Dehaemers stepped down last month as CEO, to be replaced by Bill Moler, previously the company’s president and chief operating officer.
It was Dehaemers’ defense of the original offer that led SL Advisors LLC to sell most of its position in Tallgrass last month, according to Henry Hoffman, a partner at the firm.
“We just thought the risk-reward wasn’t there,” he said. Still, “it’s nice that they put the sweetener through. We think it bodes well for the sector.”
Side Letters
The sweetened bid eliminates the gap between what the executives were guaranteed for their limited partner shares and what common investors are being offered. While the executives are still entitled to a higher price, the $26.25 per share includes $3.82 for their general partner interests. The closing of that gap and the revised deal’s “lofty” valuation “offers a notable positive for the sector,” analysts at Tudor Pickering Holt & Co. said Tuesday in a note to clients.
“While we expected the original deal to proceed, we viewed the odds of an improved offer as quite slim given an already fair valuation,” the analysts said.
Read how energy Twitter saw the initial deal coming
Blackstone’s sweetener follows other pipeline deals in which the buyer has upped its offer.
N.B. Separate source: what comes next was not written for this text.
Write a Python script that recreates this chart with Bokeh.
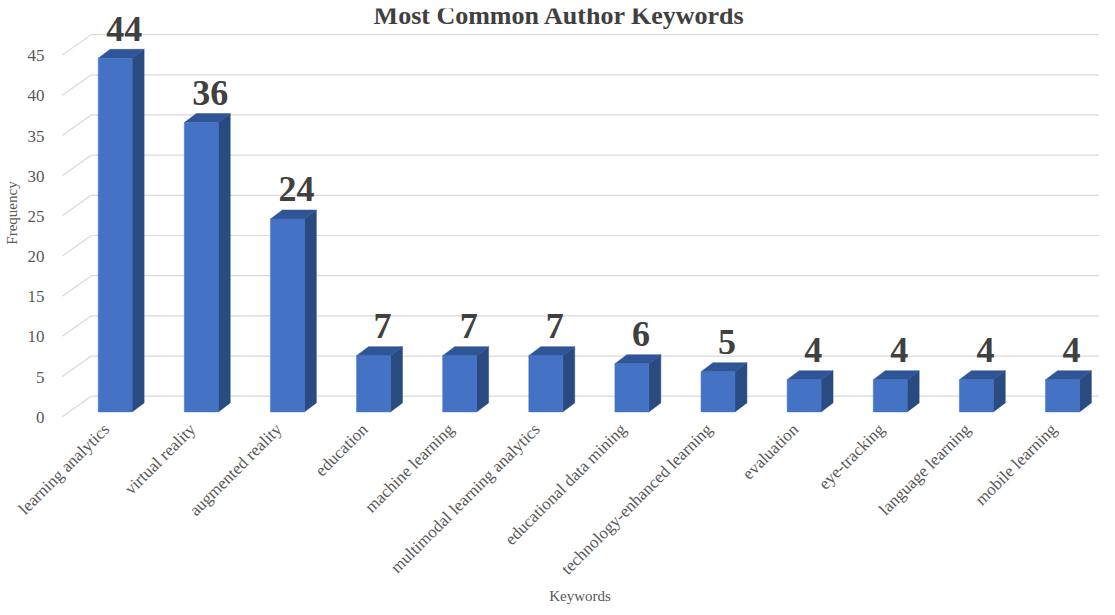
from bokeh.plotting import figure
from bokeh.models import Range1d, LinearAxis, FixedTicker, Label, ColumnDataSource
from bokeh.embed import file_html
from bokeh.resources import INLINE
from bokeh.core.properties import value
from math import pi

# ---------------- data ----------------
keywords = ["learning analytics", "virtual reality", "augmented reality", "education",
            "machine learning", "multimodal learning analytics", "educational data mining",
            "technology-enhanced learning", "evaluation", "eye-tracking",
            "language learning", "mobile learning"]
frequency = [44, 36, 24, 7, 7, 7, 6, 5, 4, 4, 4, 4]
y_ticks = [0, 5, 10, 15, 20, 25, 30, 35, 40, 45]
title_text = "Most Common Author Keywords"
x_title = "Keywords"
y_title = "Frequency"

# ---------------- style / geometry ----------------
FRONT = "#4472C4"
SIDE = "#2A4A82"
TOP = "#2F5597"
GRID = "#D9D9D9"
TXT = "#595959"
LBL = "#404040"
SERIF = "Liberation Serif"

HW = 0.197      # half bar width (category units)
DX = 0.139      # depth offset x
DZ = 1.12       # depth offset y (value units)
WALL_Z = 1.95   # back wall offset (value units)
WALL_X = -0.278 # back wall start x
DIAG_X = -0.614 # front start of the floor/wall diagonals
LAB_SHIFT = 0.68
TICK_SHIFT = 0.1  # category labels hang from the front edge of the 3D floor

X0, X1 = -0.635, 11.43
Y0, Y1 = -0.7, 50.2
PXU = 8.05

p = figure(width=1099, height=607, x_range=Range1d(X0, X1), y_range=Range1d(Y0, Y1),
           output_backend="svg", toolbar_location=None, y_axis_location=None,
           min_border_left=58, min_border_right=0, min_border_top=8, min_border_bottom=189,
           outline_line_color=None, background_fill_color="white", border_fill_color="white")
p.xgrid.visible = False
p.ygrid.visible = False

# back-wall gridlines and diagonals
n = len(keywords)
p.segment(x0=[WALL_X] * len(y_ticks), y0=[t + WALL_Z for t in y_ticks],
          x1=[X1] * len(y_ticks), y1=[t + WALL_Z for t in y_ticks],
          line_color=GRID, line_width=1.2)
p.segment(x0=[DIAG_X] * len(y_ticks), y0=[t - 0.6 for t in y_ticks],
          x1=[WALL_X] * len(y_ticks), y1=[t + WALL_Z for t in y_ticks],
          line_color=GRID, line_width=1.2)

idx = list(range(n))
# side faces
side_xs = [[i + HW, i + HW + DX, i + HW + DX, i + HW] for i in idx]
side_ys = [[0, DZ, v + DZ, v] for v in frequency]
p.patches(side_xs, side_ys, fill_color=SIDE, line_color=SIDE, line_width=0.5)
# top faces
top_xs = [[i - HW, i + HW, i + HW + DX, i - HW + DX] for i in idx]
top_ys = [[v, v, v + DZ, v + DZ] for v in frequency]
p.patches(top_xs, top_ys, fill_color=TOP, line_color=TOP, line_width=0.5)
# front faces
p.vbar(x=idx, top=frequency, bottom=0, width=2 * HW, fill_color=FRONT, line_color=FRONT,
       line_width=0.5)

# value labels
src = ColumnDataSource(dict(x=[i + 0.105 for i in idx], y=[v + 3.7 for v in frequency],
                            t=[str(v) for v in frequency]))
p.text(x="x", y="y", text="t", source=src, text_align="center", text_baseline="middle",
       text_font=value(SERIF), text_font_style="bold", text_font_size="36px",
       text_color=LBL)

# x axis
tick_pos = [i - TICK_SHIFT for i in idx]
xa = p.xaxis[0]
xa.ticker = FixedTicker(ticks=tick_pos)
xa.major_label_overrides = {t: k for t, k in zip(tick_pos, keywords)}
xa.major_label_orientation = pi / 4
xa.axis_line_color = None
xa.major_tick_line_color = None
xa.minor_tick_line_color = None
xa.major_label_text_font = SERIF
xa.major_label_text_font_size = "17px"
xa.major_label_text_color = TXT
xa.major_label_standoff = 3
xa.axis_label = x_title
xa.axis_label_text_font = SERIF
xa.axis_label_text_font_size = "15px"
xa.axis_label_text_font_style = "normal"
xa.axis_label_text_color = TXT
xa.axis_label_standoff = 0

# y axis (labels sit slightly below the front plane, as in the 3D original)
p.extra_y_ranges = {"lab": Range1d(Y0 + LAB_SHIFT, Y1 + LAB_SHIFT)}
ya = LinearAxis(y_range_name="lab", ticker=FixedTicker(ticks=y_ticks))
ya.axis_line_color = None
ya.major_tick_line_color = None
ya.minor_tick_line_color = None
ya.major_label_text_font = SERIF
ya.major_label_text_font_size = "17px"
ya.major_label_text_color = TXT
ya.major_label_standoff = 10
ya.axis_label = y_title
ya.axis_label_text_font = SERIF
ya.axis_label_text_font_size = "15px"
ya.axis_label_text_font_style = "normal"
ya.axis_label_text_color = TXT
ya.axis_label_standoff = 5
p.add_layout(ya, "left")

# title (the original's title sits at the very top edge)
p.add_layout(Label(x=5.16, y=Y1 + 8 / PXU, text=title_text, text_align="center",
                   text_baseline="top", text_font=SERIF, text_font_style="bold",
                   text_font_size="26px", text_color=LBL))

open("out.html", "w").write(file_html(p, INLINE))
Enbridge Inc. last year sweetened its original proposal to buy all the outstanding shares of Spectra Energy Partners LP. ArcLight Capital Partners LLC partially walked back a plan to reduce its offer for American Midstream Partners LP earlier this year after criticism from an investor.
Tallgrass said Tuesday that the deal is expected to close in the second quarter of next year, and that in the meantime it won’t make distributions to stockholders.